The lines from the top of the material through the line with "const cdsName = 'Россия CDS 5Y';" are to be set down exactly. Leave the pictures out.
— Begin Supplied records —
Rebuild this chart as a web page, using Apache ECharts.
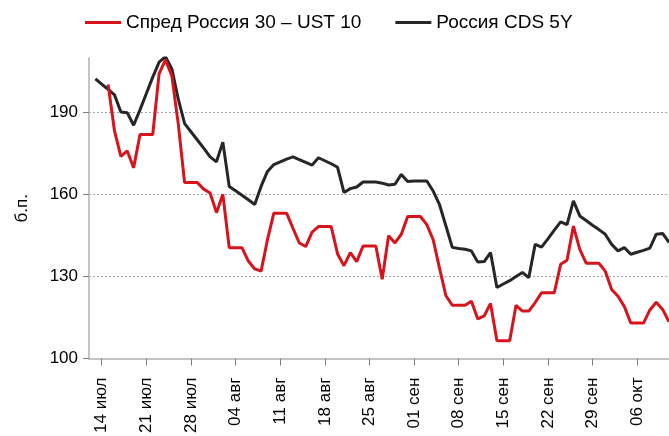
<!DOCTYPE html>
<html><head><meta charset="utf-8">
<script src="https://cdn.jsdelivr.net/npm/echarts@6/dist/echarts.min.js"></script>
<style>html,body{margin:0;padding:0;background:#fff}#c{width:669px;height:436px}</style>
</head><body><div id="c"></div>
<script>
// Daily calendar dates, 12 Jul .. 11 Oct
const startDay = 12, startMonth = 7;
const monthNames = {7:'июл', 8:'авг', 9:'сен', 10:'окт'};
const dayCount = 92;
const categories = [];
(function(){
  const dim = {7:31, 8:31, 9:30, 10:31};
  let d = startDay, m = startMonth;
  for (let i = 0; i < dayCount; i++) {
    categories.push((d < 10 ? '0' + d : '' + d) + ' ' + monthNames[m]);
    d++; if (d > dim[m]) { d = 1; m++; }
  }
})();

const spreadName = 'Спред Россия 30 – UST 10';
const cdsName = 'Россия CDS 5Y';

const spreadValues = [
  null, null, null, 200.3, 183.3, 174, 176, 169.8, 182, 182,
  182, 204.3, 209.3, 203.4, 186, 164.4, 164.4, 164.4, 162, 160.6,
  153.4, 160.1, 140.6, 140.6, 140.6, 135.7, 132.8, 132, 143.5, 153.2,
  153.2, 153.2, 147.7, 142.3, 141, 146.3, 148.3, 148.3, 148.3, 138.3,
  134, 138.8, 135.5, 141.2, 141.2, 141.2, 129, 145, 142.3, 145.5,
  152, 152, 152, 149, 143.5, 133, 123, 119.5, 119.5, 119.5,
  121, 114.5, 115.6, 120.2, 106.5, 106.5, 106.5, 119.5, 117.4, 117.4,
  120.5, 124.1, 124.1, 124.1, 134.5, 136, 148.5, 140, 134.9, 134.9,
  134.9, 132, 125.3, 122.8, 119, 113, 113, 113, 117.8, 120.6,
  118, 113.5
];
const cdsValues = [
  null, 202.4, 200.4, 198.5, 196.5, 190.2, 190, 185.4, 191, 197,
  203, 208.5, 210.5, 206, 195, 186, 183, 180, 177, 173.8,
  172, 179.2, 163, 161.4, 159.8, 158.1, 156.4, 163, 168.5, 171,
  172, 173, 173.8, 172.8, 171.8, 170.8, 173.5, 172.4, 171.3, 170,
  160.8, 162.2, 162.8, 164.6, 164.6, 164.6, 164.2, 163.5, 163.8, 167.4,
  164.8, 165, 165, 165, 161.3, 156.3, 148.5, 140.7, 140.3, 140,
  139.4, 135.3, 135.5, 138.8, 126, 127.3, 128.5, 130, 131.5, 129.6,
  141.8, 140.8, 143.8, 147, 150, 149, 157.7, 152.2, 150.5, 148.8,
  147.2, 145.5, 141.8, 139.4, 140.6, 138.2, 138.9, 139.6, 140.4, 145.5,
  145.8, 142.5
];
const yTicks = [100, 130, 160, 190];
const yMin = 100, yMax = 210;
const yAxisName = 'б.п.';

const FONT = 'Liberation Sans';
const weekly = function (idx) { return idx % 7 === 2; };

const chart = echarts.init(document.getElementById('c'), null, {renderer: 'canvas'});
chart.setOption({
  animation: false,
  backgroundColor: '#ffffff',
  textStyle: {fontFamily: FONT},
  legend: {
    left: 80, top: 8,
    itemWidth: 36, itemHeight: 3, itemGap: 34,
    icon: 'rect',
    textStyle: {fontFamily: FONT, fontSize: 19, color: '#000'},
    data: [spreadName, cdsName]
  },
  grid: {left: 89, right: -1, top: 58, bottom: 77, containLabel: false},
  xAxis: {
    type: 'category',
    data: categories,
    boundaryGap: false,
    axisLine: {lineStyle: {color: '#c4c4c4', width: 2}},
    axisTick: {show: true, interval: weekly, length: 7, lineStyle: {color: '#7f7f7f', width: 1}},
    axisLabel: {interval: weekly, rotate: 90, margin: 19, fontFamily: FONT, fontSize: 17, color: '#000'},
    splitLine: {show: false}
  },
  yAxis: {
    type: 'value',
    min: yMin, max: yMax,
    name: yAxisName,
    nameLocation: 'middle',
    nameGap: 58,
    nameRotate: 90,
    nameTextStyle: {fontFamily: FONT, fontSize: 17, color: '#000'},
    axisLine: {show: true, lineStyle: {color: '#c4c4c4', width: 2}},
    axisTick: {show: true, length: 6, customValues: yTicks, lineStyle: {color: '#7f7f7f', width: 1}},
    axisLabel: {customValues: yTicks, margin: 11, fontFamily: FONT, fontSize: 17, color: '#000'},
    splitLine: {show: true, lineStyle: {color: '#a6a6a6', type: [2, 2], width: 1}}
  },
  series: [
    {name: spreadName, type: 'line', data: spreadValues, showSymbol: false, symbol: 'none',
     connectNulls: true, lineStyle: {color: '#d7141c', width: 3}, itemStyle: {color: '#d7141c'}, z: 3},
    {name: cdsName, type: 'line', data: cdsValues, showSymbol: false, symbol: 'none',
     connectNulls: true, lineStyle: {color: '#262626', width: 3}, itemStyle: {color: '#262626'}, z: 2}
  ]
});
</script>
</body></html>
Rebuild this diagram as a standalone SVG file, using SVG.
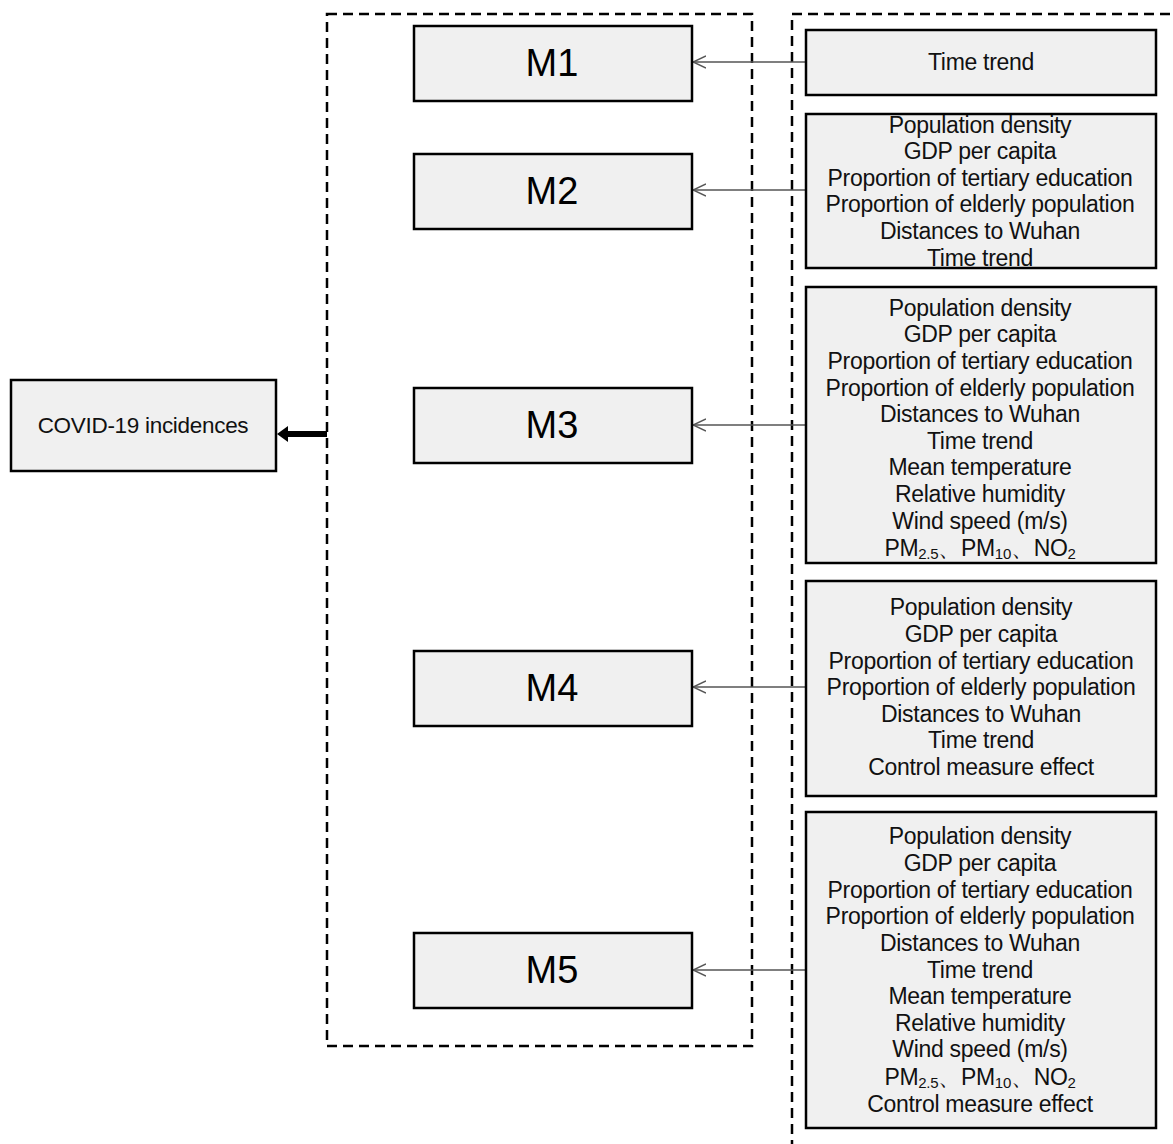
— End Supplied records —
Solution below
Rebuild this chart as a web page, using Apache ECharts.
<!DOCTYPE html>
<html><head><meta charset="utf-8">
<script src="https://cdn.jsdelivr.net/npm/echarts@6/dist/echarts.min.js"></script>
<style>html,body{margin:0;padding:0;background:#fff}#c{width:669px;height:436px}</style>
</head><body><div id="c"></div>
<script>
// Daily calendar dates, 12 Jul .. 11 Oct
const startDay = 12, startMonth = 7;
const monthNames = {7:'июл', 8:'авг', 9:'сен', 10:'окт'};
const dayCount = 92;
const categories = [];
(function(){
  const dim = {7:31, 8:31, 9:30, 10:31};
  let d = startDay, m = startMonth;
  for (let i = 0; i < dayCount; i++) {
    categories.push((d < 10 ? '0' + d : '' + d) + ' ' + monthNames[m]);
    d++; if (d > dim[m]) { d = 1; m++; }
  }
})();

const spreadName = 'Спред Россия 30 – UST 10';
const cdsName = 'Россия CDS 5Y';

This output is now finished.